Why 2D batch normalisation is used in features and 1D in classifiers?

What is the difference between BatchNorm2d and BatchNorm1d? Why a BatchNorm2d is used in features and BatchNorm1d is used in classifier?

Hi,

There is no mathematical difference between them, except the dimension of input data.
nn.BatchNorm2d only accepts 4D inputs while nn.BatchNorm1d accepts 2D or 3D inputs. And because of that, in features which has been constructed of nn.Conv2d layers, inputs are [batch, ch, h, w] (4D) we need BatchNorm2d and in classifier we have Linear layers which accept [batch, length] or [batch, channel, length] (2D/3D) so we need BatchNorm1d.
Two linked docs completely explain this idea.

Bests

3 Likes

If there is no difference between them, then why would there be two different functions? And why wouldn’t there be a universal BatchNorm class that accepts inputs with arbitrary dimensions?

Hi

There is a universal BatchNorm!
Simply put here is the architecture (torch.nn.modules.batchnorm — PyTorch 1.11.0 documentation):

  1. a base class for normalization, either Instance or Batch normalization → class _NormBase(Module). This class includes no computation and does not implement def _check_input_dim(self, input)
  2. Now we have class _BatchNorm(_NormBase) that extends _NormBase which actually does the computation and tracks the values necessary for it. In the last line, you see that class calls return F.batch_norm(..) in its forward function. We will talk about F.batch_norm() in a bit.
  3. In the end, you have classes in form class BatchNormXd(_BatchNorm) that extend _BatchNorm and the only thing they do is to implement _check_input_dim(self, input) that was intentionally left behind in _NormBase class (see step 1).
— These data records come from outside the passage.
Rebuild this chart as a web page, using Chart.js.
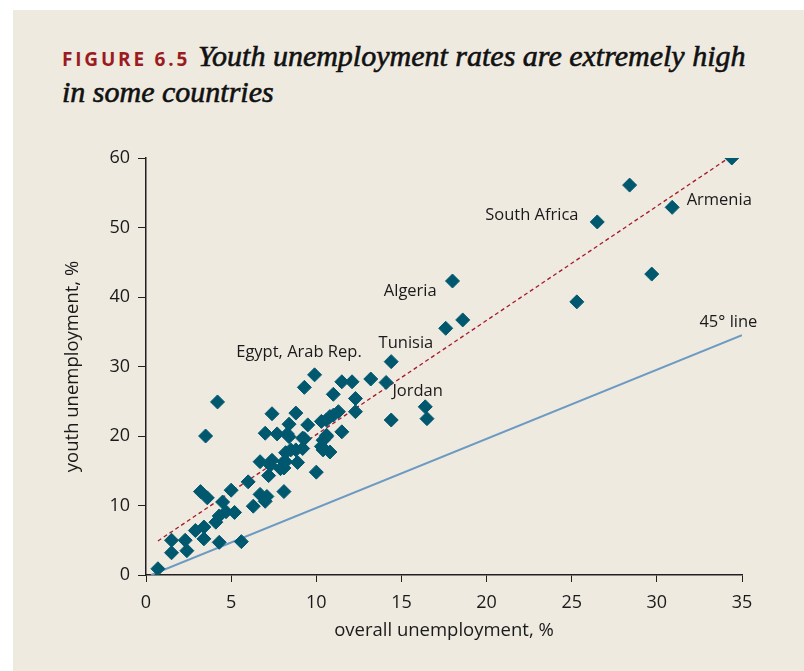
<!DOCTYPE html>
<html>
<head>
<meta charset="utf-8">
<script src="https://cdn.jsdelivr.net/npm/chart.js@4"></script>
<style>
  html, body { margin: 0; padding: 0; background: #ffffff; }
  #panel { position: absolute; left: 13px; top: 10px; width: 791px; height: 661px; background: #EEEAE0; }
  #title { position: absolute; left: 62px; top: 39px; width: 735px; font-family: "Liberation Serif", serif; font-style: italic; font-weight: 400; font-size: 30px; line-height: 34px; color: #111; -webkit-text-stroke: 0.6px #111; }
  #title .fig { font-family: "Open Sans", sans-serif; font-style: normal; font-weight: 700; font-size: 19px; letter-spacing: 2.8px; color: #9B1B1F; margin-right: 8px; -webkit-text-stroke: 0; }
  #title .l2 { display: block; margin-top: -1px; }
  #wrap { position: absolute; left: 0; top: 0; width: 804px; height: 671px; }
</style>
</head>
<body>
<div id="panel"></div>
<div id="title"><span class="fig">FIGURE 6.5</span>Youth unemployment rates are extremely high<span class="l2">in some countries</span></div>
<div id="wrap"><canvas id="chart" width="804" height="671"></canvas></div>
<script>
// overall unemployment (%) vs youth unemployment (%)
const overall = [34.4, 28.4, 26.5, 30.9, 29.7, 25.3, 18.0, 18.6, 17.6, 14.4,
  13.2, 14.1, 14.4, 16.4, 16.5, 9.9, 9.3, 11.5, 12.1, 11.0,
  12.3, 12.3, 11.3, 11.0, 10.6, 10.3, 8.8, 9.5, 8.3, 8.4,
  10.6, 11.5, 9.3, 9.2, 10.4, 10.4, 10.8, 8.2, 8.5, 8.9,
  8.1, 10.0, 8.1, 4.2, 3.5, 7.4, 7.0, 7.7, 0.7, 1.5,
  1.5, 2.3, 2.4, 2.9, 3.4, 3.4, 3.2, 3.6, 4.3, 5.6,
  4.1, 4.3, 4.7, 5.2, 4.5, 5.0, 6.0, 6.3, 6.7, 7.0,
  7.1, 7.2, 7.3, 7.9, 6.7, 7.4, 8.1, 8.8, 10.8, 10.3,
  8.4, 10.6, 9.2, 8.2];
const youth = [60.0, 56.1, 50.8, 52.9, 43.3, 39.3, 42.3, 36.7, 35.5, 30.7,
  28.2, 27.7, 22.3, 24.2, 22.5, 28.8, 27.0, 27.8, 27.8, 26.0,
  25.4, 23.5, 23.5, 23.0, 22.3, 22.1, 23.3, 21.6, 20.3, 21.7,
  20.1, 20.6, 19.6, 18.2, 19.4, 18.0, 17.7, 17.6, 18.0, 16.2,
  15.4, 14.8, 12.0, 24.9, 20.0, 23.2, 20.4, 20.3, 0.9, 5.0,
  3.2, 5.0, 3.5, 6.4, 6.9, 5.2, 12.0, 11.1, 4.7, 4.8,
  7.6, 8.5, 9.1, 9.0, 10.5, 12.2, 13.4, 9.9, 11.6, 10.6,
  11.3, 14.3, 15.8, 15.3, 16.3, 16.5, 16.3, 18.0, 22.8, 18.5,
  19.9, 19.9, 19.7, 16.3];

// fitted line and 45 degree reference line end points
const fitX = [0.7, 34.4];
const fitY = [4.9, 60.3];
const refX = [0.3, 35];
const refY = [0, 34.5];

const xTicks = [0, 5, 10, 15, 20, 25, 30, 35];
const yTicks = [0, 10, 20, 30, 40, 50, 60];

// country labels: text, anchor (data units), alignment
const labelText = ['South Africa', 'Armenia', 'Algeria', 'Tunisia', 'Jordan', 'Egypt, Arab Rep.', '45\u00b0 line'];
const labelX = [25.4, 31.75, 17.07, 16.87, 14.47, 12.67, 32.5];
const labelY = [51.8, 53.9, 40.8, 33.4, 26.5, 32.1, 36.4];
const labelAlign = ['right', 'left', 'right', 'right', 'left', 'right', 'left'];

const FONT = '"Open Sans", "Noto Sans", sans-serif';
const TEXT = '#1A1A1A';

const pts = overall.map((x, i) => ({ x: x, y: youth[i] }));
const fitPts = fitX.map((x, i) => ({ x: x, y: fitY[i] }));
const refPts = refX.map((x, i) => ({ x: x, y: refY[i] }));

const labelPlugin = {
  id: 'countryLabels',
  afterDatasetsDraw(chart) {
    const c = chart.ctx, xs = chart.scales.x, ys = chart.scales.y;
    c.save();
    c.font = '16.5px ' + FONT;
    c.fillStyle = TEXT;
    c.textBaseline = 'middle';
    labelText.forEach((t, i) => {
      c.textAlign = labelAlign[i];
      c.fillText(t, xs.getPixelForValue(labelX[i]), ys.getPixelForValue(labelY[i]));
    });
    c.restore();
  }
};

new Chart(document.getElementById('chart').getContext('2d'), {
  type: 'scatter',
  data: {
    datasets: [
      {
        label: '45 degree line',
        data: refPts,
        showLine: true,
        borderColor: '#6C9AC3',
        borderWidth: 2,
        pointRadius: 0,
        order: 3
      },
      {
        label: 'fit',
        data: fitPts,
        showLine: true,
        borderColor: '#A5192A',
        borderWidth: 1.3,
        borderDash: [4, 3],
        pointRadius: 0,
        order: 2
      },
      {
        label: 'countries',
        data: pts,
        pointStyle: 'rectRot',
        pointRadius: 7,
        pointBackgroundColor: '#00586F',
        pointBorderColor: '#00586F',
        pointBorderWidth: 1,
        order: 1
      }
    ]
  },
  options: {
    responsive: false,
    animation: false,
    layout: { padding: { left: 0, right: 62, top: 158, bottom: 0 } },
    plugins: { legend: { display: false }, tooltip: { enabled: false } },
    scales: {
      x: {
        type: 'linear',
        min: 0, max: 35,
        afterBuildTicks: s => { s.ticks = xTicks.map(v => ({ value: v })); },
        afterFit: s => { s.height = 96; },
        grid: { display: true, drawOnChartArea: false, drawTicks: true, tickLength: 7, color: '#231F20' },
        border: { display: true, color: '#231F20', width: 1.5 },
        ticks: { color: TEXT, font: { family: FONT, size: 18 }, padding: 10, maxRotation: 0 },
        title: { display: true, text: 'overall unemployment, %', color: TEXT, font: { family: FONT, size: 18.5 }, padding: { top: 0, bottom: 29 } }
      },
      y: {
        type: 'linear',
        min: 0, max: 60,
        afterBuildTicks: s => { s.ticks = yTicks.map(v => ({ value: v })); },
        afterFit: s => { s.width = 146; },
        grid: { display: true, drawOnChartArea: false, drawTicks: true, tickLength: 8, color: '#231F20' },
        border: { display: true, color: '#231F20', width: 1.5 },
        ticks: { color: TEXT, font: { family: FONT, size: 18 }, padding: 8 },
        title: { display: true, text: 'youth unemployment, %', color: TEXT, font: { family: FONT, size: 18.5 }, padding: { top: 62, bottom: 0 } }
      }
    }
  },
  plugins: [labelPlugin]
});
</script>
</body>
</html>
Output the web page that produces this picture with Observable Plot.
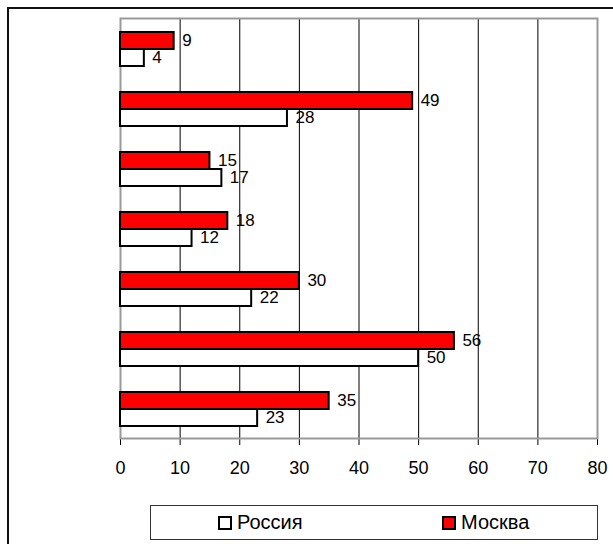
<!DOCTYPE html>
<html>
<head>
<meta charset="utf-8">
<script src="https://cdn.jsdelivr.net/npm/d3@7"></script>
<script src="https://cdn.jsdelivr.net/npm/@observablehq/plot@0.6"></script>
<style>
  html, body { margin: 0; padding: 0; background: #fff; overflow: hidden; }
  #wrap { position: relative; width: 613px; height: 544px; font-family: "Liberation Sans", Arial, sans-serif; }
  #legend { position: absolute; left: 150px; top: 505px; width: 448px; height: 35px; border: 1px solid #333; box-sizing: border-box; background: #fff; font-size: 20px; color: #000; z-index: 5; }
  .item { position: absolute; top: 5px; display: flex; align-items: center; }
  .sw { width: 10px; height: 10px; border: 2px solid #000; margin-right: 5px; }
  #chart { position: absolute; left: 0; top: 0; }
  #chart svg { display: block; }
</style>
</head>
<body>
<div id="wrap">
  <div id="chart"></div>
  <div id="legend"></div>
</div>
<script>
const categories = ["1", "2", "3", "4", "5", "6", "7"];
const series = ["Россия", "Москва"];
const moscow = [9, 49, 15, 18, 30, 56, 35];
const russia = [4, 28, 17, 12, 22, 50, 23];
const xTicks = [0, 10, 20, 30, 40, 50, 60, 70, 80];
const gridTicks = [10, 20, 30, 40, 50, 60, 70];
const colors = {"Россия": "#ffffff", "Москва": "#ff0000"};

const dataM = categories.map((c, i) => ({cat: c, value: moscow[i]}));
const dataR = categories.map((c, i) => ({cat: c, value: russia[i]}));

const chart = Plot.plot({
  width: 613,
  height: 544,
  marginLeft: 120,
  marginRight: 16,
  marginTop: 18,
  marginBottom: 106,
  style: {fontFamily: "Liberation Sans, Arial, sans-serif", fontSize: "18px", background: "transparent", color: "#000"},
  x: {domain: [0, 80], ticks: xTicks, tickSize: 7, tickPadding: 16, line: true, label: null},
  y: {domain: categories, padding: 0, axis: null},
  marks: [
    Plot.ruleX(gridTicks, {stroke: "#000", strokeWidth: 1}),
    Plot.frame({stroke: "#999", strokeWidth: 2}),
    Plot.barX(dataM, {x: "value", y: "cat", fill: colors["Москва"], stroke: "#000", strokeWidth: 2, insetTop: 14, insetBottom: 29}),
    Plot.barX(dataR, {x: "value", y: "cat", fill: colors["Россия"], stroke: "#000", strokeWidth: 2, insetTop: 31, insetBottom: 12}),
    Plot.text(dataM, {x: "value", y: "cat", text: d => String(d.value), textAnchor: "start", dx: 8, dy: -7.5, fontSize: 17, fill: "#000"}),
    Plot.text(dataR, {x: "value", y: "cat", text: d => String(d.value), textAnchor: "start", dx: 8, dy: 9.5, fontSize: 17, fill: "#000"})
  ]
});
// decorative outer chart-area border (top and left edges)
d3.select(chart).append("path")
  .attr("d", "M8,544V8H613")
  .attr("fill", "none")
  .attr("stroke", "#111")
  .attr("stroke-width", 2);
document.getElementById("chart").appendChild(chart);

const legend = document.getElementById("legend");
const pos = {"Россия": 67, "Москва": 291};
series.forEach(s => {
  const it = document.createElement("div");
  it.className = "item";
  it.style.left = pos[s] + "px";
  const sw = document.createElement("div");
  sw.className = "sw";
  sw.style.background = colors[s];
  const lb = document.createElement("span");
  lb.textContent = s;
  it.appendChild(sw);
  it.appendChild(lb);
  legend.appendChild(it);
});
</script>
</body>
</html>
About torch.nn.functional.batch_norm (from step 2): This function, does all the computation given values, in other words, if you want to mix all parts into a single class, you should be able too, but it would break the modularity, etc.
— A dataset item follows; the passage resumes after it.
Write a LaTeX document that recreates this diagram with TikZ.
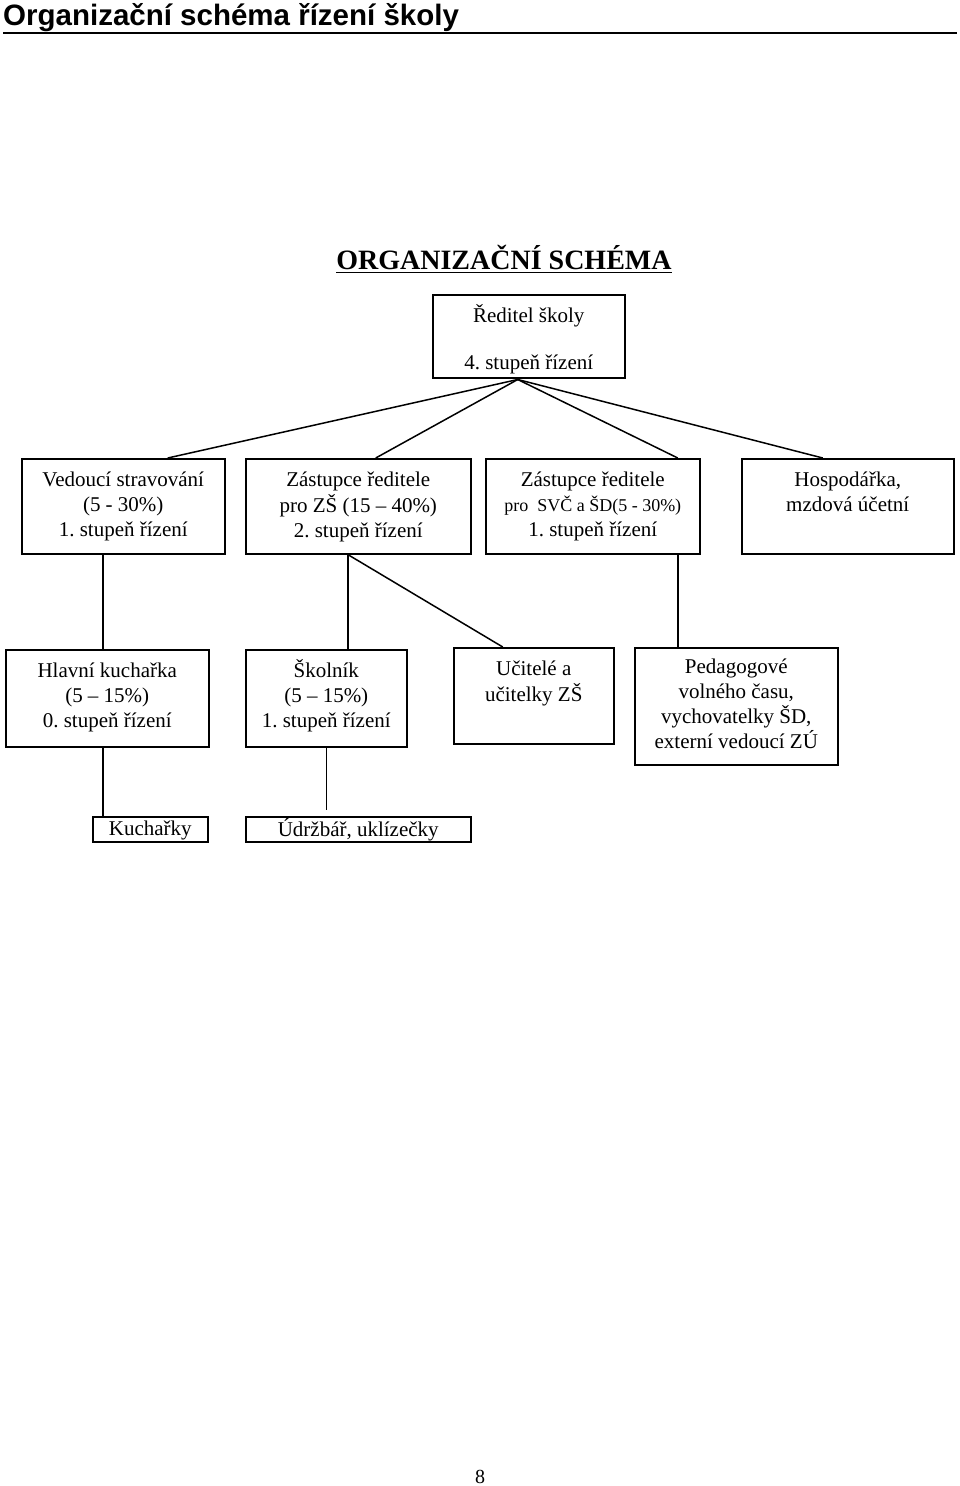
\documentclass[tikz,border=0pt]{standalone}
\usepackage{fontspec}
\setmainfont{Liberation Serif}
\newfontfamily\headfont{Liberation Sans}
\usetikzlibrary{positioning,calc}
\frenchspacing

% box body: width, height, text (top aligned)
\newcommand{\unitbody}[4][10pt]{\parbox[c][#3][t]{#2}{\centering\vspace*{#1}\strut #4}}

\tikzset{
  unit/.style={draw, line width=1.5pt, inner sep=0pt, anchor=north west, font=\fontsize{21}{25}\selectfont},
  link/.style={line width=1.5pt},
}

\begin{document}
\begin{tikzpicture}[x=1pt, y=-1pt]
\useasboundingbox (0,0) rectangle (960,1486);

% === HEADING ===
\node[font=\headfont\bfseries\fontsize{29.5}{32}\selectfont, anchor=base west, inner sep=0pt] (heading) at (3,25) {Organizační schéma řízení školy};
\draw[line width=2.2pt] (3,33) -- (957,33);

\node[font=\bfseries\fontsize{28}{32}\selectfont, anchor=base, inner sep=0pt] (schema) at (504,269) {ORGANIZAČNÍ SCHÉMA};
\draw[line width=1.8pt] ([yshift=-3.5pt]schema.base west) -- ([yshift=-3.5pt]schema.base east);

% === TOP: director ===
\node[unit] (reditel) at (432,294) {\unitbody{192pt}{83pt}{Ředitel školy\\[22pt]4. stupeň řízení}};

% === LEVEL 2 ===
\node[unit] (vedouci) at (21,458) {\unitbody{203pt}{95pt}{Vedoucí stravování\\(5 - 30\%)\\1. stupeň řízení}};
\node[unit] (zastzs) at (245,458) {\unitbody{225pt}{95pt}{Zástupce ředitele\\pro ZŠ (15 – 40\%)\\2. stupeň řízení}};
\node[unit] (zastsvc) at (485,458) {\unitbody{214pt}{95pt}{Zástupce ředitele\\{\fontsize{18}{25}\selectfont pro\ \ SVČ a ŠD(5 - 30\%)}\\1. stupeň řízení}};
\node[unit] (hosp) at (741,458) {\unitbody{212pt}{95pt}{Hospodářka,\\mzdová účetní}};

% === LEVEL 3 ===
\node[unit] (hlavni) at (5,649) {\unitbody{203pt}{97pt}{Hlavní kuchařka\\(5 – 15\%)\\0. stupeň řízení}};
\node[unit] (skolnik) at (245,649) {\unitbody{161pt}{97pt}{Školník\\(5 – 15\%)\\1. stupeň řízení}};
\node[unit] (ucitele) at (453,647) {\unitbody{160pt}{96pt}{Učitelé a\\učitelky ZŠ}};
\node[unit] (pedagog) at (634,647) {\unitbody[8pt]{203pt}{117pt}{Pedagogové\\volného času,\\vychovatelky ŠD,\\externí vedoucí ZÚ}};

% === LEVEL 4 ===
\node[unit] (kucharky) at (92,816) {\unitbody[1.5pt]{115pt}{25pt}{Kuchařky}};
\node[unit] (udrzbar) at (245,816) {\unitbody[1.5pt]{225pt}{25pt}{Údržbář, uklízečky}};

% === LINKS ===
\coordinate (hub) at ([xshift=-11pt,yshift=-1pt]reditel.south);
\foreach \n/\dx in {vedouci/44.5, zastzs/17.5, zastsvc/85, hosp/-25}
  \draw[link] (hub) -- ([xshift=\dx pt]\n.north);

\draw[link] ([xshift=-20.5pt]vedouci.south) -- ([xshift=-20.5pt]vedouci.south |- hlavni.north);
\coordinate (zsfoot) at ([xshift=-10.5pt]zastzs.south);
\draw[link] (zsfoot) -- (zsfoot |- skolnik.north);
\draw[link] (zsfoot) -- ([xshift=-31pt]ucitele.north);
\draw[link] ([xshift=85pt]zastsvc.south) -- ([xshift=85pt]zastsvc.south |- pedagog.north);
\draw[link] ([xshift=-4.5pt]hlavni.south) -- ([xshift=-4.5pt]hlavni.south |- kucharky.north);
\draw[link, shorten >=6pt] (skolnik.south) -- (skolnik.south |- udrzbar.north);

% page number
\node[font=\fontsize{20}{22}\selectfont, inner sep=0pt, anchor=base] (pagenum) at (480,1483) {8};

\end{tikzpicture}
\end{document}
Here is an example that you can exactly replicate what BatchNormXd does for just a single forward pass given the normalization formulation:

image

# Test case
x = torch.randn(2, 7)  # batch=2, features=7
running_mean = x.mean(dim=0)  # assuming 'mean' tracked during training
# Remark: as the documentation says, we must use biased estimator, i.e. 'unbiased=False'.
running_var = x.var(dim=0, unbiased=False)  # assuming 'var' tracked during training
gamma = None  # assuming 'gamma' is not set
beta = None  # assuming 'beta' is not set

>>> x
tensor([[ 1.6080,  1.5907, -1.0321,  1.0416, -0.8388,  0.0759, -0.9885],
        [-0.1404,  0.7668,  1.4246, -0.4341, -1.0590,  0.7760,  0.8207]])
		
# BatchNorm as a function
import torch.nn.functional as F

>>> F.batch_norm(x, running_mean, running_var, gamma, beta, momentum=0.)
tensor([[ 1.0000,  1.0000, -1.0000,  1.0000,  0.9996, -1.0000, -1.0000],
        [-1.0000, -1.0000,  1.0000, -1.0000, -0.9996,  1.0000,  1.0000]])


# BatchNorm as a class
import torch.nn as nn

bn1d = nn.BatchNorm1d(x.shape[1], affine=False, momentum=None)  # 'affine=False' sets beta and gamma to None
# you can verify mean and var by bn1d.running_mean and bn1d.running_var
# you can verify gamma and beta by bn1d.weight and bn1d.bias

>>> bn1d(x)
tensor([[ 1.0000,  1.0000, -1.0000,  1.0000,  0.9996, -1.0000, -1.0000],
        [-1.0000, -1.0000,  1.0000, -1.0000, -0.9996,  1.0000,  1.0000]])

Bests

1 Like

that’s very good, thanks for the pointer!